Option one would see South Modesto’s 14,000 residents subsumed into District 3 alongside the King-Kennedy area of Modesto, leaving District 5 to pick up all of Ceres and Empire to make up for the loss in population. Option two would, instead, place all of South Modesto in District 5 with most of Ceres, moving part of Ceres to District 4, and leaving part in District 2.
A third option, introduced by planners on Thursday, is essentially a cleaned-up version of option two, which fixes issues with school district boundaries in Modesto and Hughson. The option also returns the portion of Ceres in District 2 to District 5, splitting Ceres between only two districts rather than three.
That revision makes for two clear frontrunners among the three alternatives, according to Supervisor Bill O’Brien.

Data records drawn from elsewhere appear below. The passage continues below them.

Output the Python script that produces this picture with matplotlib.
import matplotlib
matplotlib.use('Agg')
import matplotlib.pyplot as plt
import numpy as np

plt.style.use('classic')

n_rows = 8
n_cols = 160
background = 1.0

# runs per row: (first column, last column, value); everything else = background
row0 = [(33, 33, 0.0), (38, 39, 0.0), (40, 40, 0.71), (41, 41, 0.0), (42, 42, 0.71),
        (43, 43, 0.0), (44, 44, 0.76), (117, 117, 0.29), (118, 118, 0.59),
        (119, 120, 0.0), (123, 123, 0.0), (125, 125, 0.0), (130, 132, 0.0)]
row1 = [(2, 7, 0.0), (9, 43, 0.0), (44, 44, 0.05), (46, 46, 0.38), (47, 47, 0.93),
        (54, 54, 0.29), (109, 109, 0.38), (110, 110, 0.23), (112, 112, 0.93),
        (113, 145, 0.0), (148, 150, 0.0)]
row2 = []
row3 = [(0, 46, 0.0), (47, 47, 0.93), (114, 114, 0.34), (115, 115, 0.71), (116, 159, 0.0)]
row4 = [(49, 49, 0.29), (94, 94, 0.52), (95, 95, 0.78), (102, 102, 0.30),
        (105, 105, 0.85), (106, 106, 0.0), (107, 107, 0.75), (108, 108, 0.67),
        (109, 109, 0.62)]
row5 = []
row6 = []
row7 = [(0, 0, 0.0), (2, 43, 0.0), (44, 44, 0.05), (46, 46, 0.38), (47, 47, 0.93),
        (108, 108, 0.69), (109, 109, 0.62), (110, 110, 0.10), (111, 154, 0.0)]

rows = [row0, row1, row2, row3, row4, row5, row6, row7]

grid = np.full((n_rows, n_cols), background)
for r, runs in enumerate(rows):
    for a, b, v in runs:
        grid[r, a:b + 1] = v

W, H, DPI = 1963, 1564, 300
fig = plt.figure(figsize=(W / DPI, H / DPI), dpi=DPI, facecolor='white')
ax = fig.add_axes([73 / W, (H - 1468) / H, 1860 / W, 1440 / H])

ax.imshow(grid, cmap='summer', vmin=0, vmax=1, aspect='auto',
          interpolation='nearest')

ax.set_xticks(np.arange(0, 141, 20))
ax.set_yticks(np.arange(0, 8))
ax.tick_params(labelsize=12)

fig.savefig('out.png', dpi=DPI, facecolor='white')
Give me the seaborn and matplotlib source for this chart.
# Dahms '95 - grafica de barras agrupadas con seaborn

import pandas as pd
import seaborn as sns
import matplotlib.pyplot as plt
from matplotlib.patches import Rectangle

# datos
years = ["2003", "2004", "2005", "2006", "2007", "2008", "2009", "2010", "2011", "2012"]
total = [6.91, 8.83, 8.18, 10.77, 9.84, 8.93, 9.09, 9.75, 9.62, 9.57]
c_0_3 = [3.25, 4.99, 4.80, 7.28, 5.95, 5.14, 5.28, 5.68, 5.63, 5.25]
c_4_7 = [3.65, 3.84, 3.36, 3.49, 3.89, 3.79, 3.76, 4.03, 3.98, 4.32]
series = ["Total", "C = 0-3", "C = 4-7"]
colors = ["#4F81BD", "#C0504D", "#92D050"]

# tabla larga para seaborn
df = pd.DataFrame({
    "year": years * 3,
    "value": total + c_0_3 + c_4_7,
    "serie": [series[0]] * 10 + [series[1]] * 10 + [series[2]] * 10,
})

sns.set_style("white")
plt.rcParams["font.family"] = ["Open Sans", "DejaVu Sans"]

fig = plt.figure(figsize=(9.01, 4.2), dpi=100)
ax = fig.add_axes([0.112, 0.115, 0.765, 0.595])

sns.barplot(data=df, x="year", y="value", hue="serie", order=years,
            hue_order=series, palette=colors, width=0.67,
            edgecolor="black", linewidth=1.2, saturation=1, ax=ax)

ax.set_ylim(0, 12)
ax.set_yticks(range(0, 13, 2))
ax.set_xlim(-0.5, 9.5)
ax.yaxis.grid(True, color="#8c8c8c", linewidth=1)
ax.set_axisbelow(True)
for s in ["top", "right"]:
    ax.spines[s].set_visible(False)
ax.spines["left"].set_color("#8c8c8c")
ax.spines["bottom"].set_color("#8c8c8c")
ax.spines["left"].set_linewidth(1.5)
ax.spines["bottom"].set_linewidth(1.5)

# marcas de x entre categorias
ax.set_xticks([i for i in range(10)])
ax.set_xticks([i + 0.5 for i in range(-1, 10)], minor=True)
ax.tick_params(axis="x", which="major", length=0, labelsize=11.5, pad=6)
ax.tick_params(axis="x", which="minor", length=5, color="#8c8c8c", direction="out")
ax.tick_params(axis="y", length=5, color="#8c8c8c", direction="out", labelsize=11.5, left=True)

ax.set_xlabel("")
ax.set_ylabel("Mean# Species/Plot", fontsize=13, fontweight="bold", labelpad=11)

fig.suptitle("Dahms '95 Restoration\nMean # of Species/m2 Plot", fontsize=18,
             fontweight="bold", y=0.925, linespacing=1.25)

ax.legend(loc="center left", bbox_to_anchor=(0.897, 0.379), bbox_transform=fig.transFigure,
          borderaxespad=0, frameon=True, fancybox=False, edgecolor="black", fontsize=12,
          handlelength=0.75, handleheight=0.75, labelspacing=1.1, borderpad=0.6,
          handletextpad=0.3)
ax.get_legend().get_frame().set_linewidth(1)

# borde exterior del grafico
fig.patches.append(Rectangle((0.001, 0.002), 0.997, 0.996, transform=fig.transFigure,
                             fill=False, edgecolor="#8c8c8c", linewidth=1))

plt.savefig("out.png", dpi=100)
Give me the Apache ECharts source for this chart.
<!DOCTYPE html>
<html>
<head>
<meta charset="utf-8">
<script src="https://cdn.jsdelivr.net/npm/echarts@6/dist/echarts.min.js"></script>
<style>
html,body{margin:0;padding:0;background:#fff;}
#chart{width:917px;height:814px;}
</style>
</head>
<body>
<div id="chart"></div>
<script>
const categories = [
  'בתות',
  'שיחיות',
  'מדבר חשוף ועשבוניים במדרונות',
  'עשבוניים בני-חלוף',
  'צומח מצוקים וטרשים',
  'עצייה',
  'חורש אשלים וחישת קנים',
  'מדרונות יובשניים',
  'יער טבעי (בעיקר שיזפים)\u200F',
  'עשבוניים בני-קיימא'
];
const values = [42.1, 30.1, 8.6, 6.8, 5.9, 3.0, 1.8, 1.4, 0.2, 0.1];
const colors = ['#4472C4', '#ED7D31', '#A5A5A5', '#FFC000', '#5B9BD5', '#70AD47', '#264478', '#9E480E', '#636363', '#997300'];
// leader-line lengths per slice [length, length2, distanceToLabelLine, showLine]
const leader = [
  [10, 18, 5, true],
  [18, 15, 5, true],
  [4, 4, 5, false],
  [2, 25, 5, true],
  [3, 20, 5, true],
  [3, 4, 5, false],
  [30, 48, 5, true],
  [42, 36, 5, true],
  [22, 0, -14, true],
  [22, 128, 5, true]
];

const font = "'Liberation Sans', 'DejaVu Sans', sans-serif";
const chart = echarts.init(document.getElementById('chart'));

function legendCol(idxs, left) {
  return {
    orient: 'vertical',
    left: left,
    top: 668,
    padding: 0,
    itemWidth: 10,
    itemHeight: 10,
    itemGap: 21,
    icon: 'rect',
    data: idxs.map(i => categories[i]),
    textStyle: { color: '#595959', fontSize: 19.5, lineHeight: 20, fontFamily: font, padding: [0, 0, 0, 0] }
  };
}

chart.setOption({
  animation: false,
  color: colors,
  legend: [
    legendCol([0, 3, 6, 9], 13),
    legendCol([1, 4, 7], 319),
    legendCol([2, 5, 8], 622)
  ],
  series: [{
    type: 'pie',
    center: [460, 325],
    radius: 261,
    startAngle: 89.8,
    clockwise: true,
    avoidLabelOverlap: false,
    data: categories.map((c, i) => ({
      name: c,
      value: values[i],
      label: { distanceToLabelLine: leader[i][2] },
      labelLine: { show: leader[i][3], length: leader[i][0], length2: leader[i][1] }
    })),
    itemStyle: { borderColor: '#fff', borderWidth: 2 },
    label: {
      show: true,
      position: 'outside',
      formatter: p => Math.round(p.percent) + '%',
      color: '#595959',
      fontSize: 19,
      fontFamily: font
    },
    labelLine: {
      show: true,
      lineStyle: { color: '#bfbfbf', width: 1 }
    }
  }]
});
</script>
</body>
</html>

“I think the decision for us is going to be between option one and option two alternative,” O’Brien said.
In all options, Turlock, Denair, Hickman and Keyes would remain in District 2 while much or all of Ceres would be removed from the district. In exchange, the proposals would add all land served by the Chatom Union School District.
The limited public comment at Tuesday’s meeting differed on whether option one or the revised option two reigned supreme. Ceres Mayor Chris Vierra backed option one, which would keep Ceres whole in one supervisorial district.
“Ideally, we would love to have one supervisor,” Vierra said.
Modesto Chamber of Commerce CEO Cecil Russel, on the other hand, supported the option two alternative, which would keep the Beard Industrial Tract in District 4 with Modesto, rather than shift the tract to District 5 with the Westside and Ceres.
The board refrained from weighing in on the options Tuesday, as the meeting was intended solely to familiarize the supervisors with the proposals, to receive one last round of public comment, and to alter the proposals if supervisors saw any problems.
“I think tonight what we’re really doing is taking a look and saying if we agree with the options,” Chairman Dick Monteith said. “We’re really saying we agree that what you submitted is good, and we’ll make that decision when the time comes.”
The board is expected to make that decision at a 9:05 a.m. public hearing on Aug. 23 in the basement chambers of 1010 Tenth St., Modesto. Final board approval is expected Aug. 30.